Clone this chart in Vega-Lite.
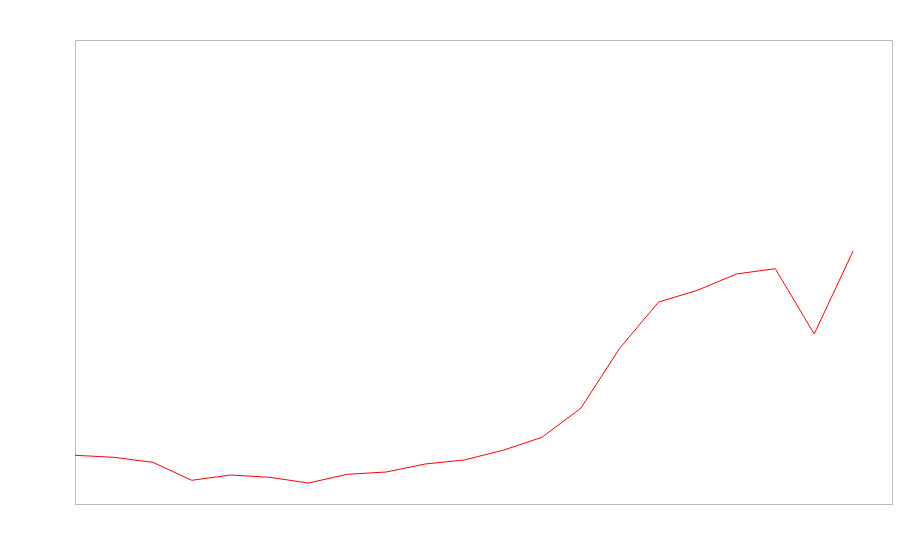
{
  "$schema": "https://vega.github.io/schema/vega-lite/v6.json",
  "width": 817,
  "height": 464,
  "autosize": {"type": "none"},
  "padding": {"left": 75, "top": 40, "right": 8, "bottom": 56},
  "background": "white",
  "config": {"view": {"stroke": "#bbbbbb", "strokeWidth": 1}},
  "data": {"values": [
    {"i": 0, "v": 48.7}, {"i": 1, "v": 46.7}, {"i": 2, "v": 41.7}, {"i": 3, "v": 23.7},
    {"i": 4, "v": 29}, {"i": 5, "v": 26.7}, {"i": 6, "v": 21}, {"i": 7, "v": 29.7},
    {"i": 8, "v": 32}, {"i": 9, "v": 40}, {"i": 10, "v": 44}, {"i": 11, "v": 53.7},
    {"i": 12, "v": 66.7}, {"i": 13, "v": 95.7}, {"i": 14, "v": 155.7}, {"i": 15, "v": 202},
    {"i": 16, "v": 213.7}, {"i": 17, "v": 230}, {"i": 18, "v": 235.3}, {"i": 19, "v": 170},
    {"i": 20, "v": 253}
  ]},
  "mark": {"type": "line", "color": "#ff0000", "strokeWidth": 1},
  "encoding": {
    "x": {"field": "i", "type": "quantitative", "scale": {"domain": [0, 21], "nice": false, "zero": false}, "axis": null},
    "y": {"field": "v", "type": "quantitative", "scale": {"domain": [0, 464], "nice": false}, "axis": null}
  }
}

## What needs to be done:
Repeat the material exactly as it reads, without any of its pictures.

## Response to this exercise:
Clone this chart in Vega-Lite.
{
  "$schema": "https://vega.github.io/schema/vega-lite/v6.json",
  "width": 817,
  "height": 464,
  "autosize": {"type": "none"},
  "padding": {"left": 75, "top": 40, "right": 8, "bottom": 56},
  "background": "white",
  "config": {"view": {"stroke": "#bbbbbb", "strokeWidth": 1}},
  "data": {"values": [
    {"i": 0, "v": 48.7}, {"i": 1, "v": 46.7}, {"i": 2, "v": 41.7}, {"i": 3, "v": 23.7},
    {"i": 4, "v": 29}, {"i": 5, "v": 26.7}, {"i": 6, "v": 21}, {"i": 7, "v": 29.7},
    {"i": 8, "v": 32}, {"i": 9, "v": 40}, {"i": 10, "v": 44}, {"i": 11, "v": 53.7},
    {"i": 12, "v": 66.7}, {"i": 13, "v": 95.7}, {"i": 14, "v": 155.7}, {"i": 15, "v": 202},
    {"i": 16, "v": 213.7}, {"i": 17, "v": 230}, {"i": 18, "v": 235.3}, {"i": 19, "v": 170},
    {"i": 20, "v": 253}
  ]},
  "mark": {"type": "line", "color": "#ff0000", "strokeWidth": 1},
  "encoding": {
    "x": {"field": "i", "type": "quantitative", "scale": {"domain": [0, 21], "nice": false, "zero": false}, "axis": null},
    "y": {"field": "v", "type": "quantitative", "scale": {"domain": [0, 464], "nice": false}, "axis": null}
  }
}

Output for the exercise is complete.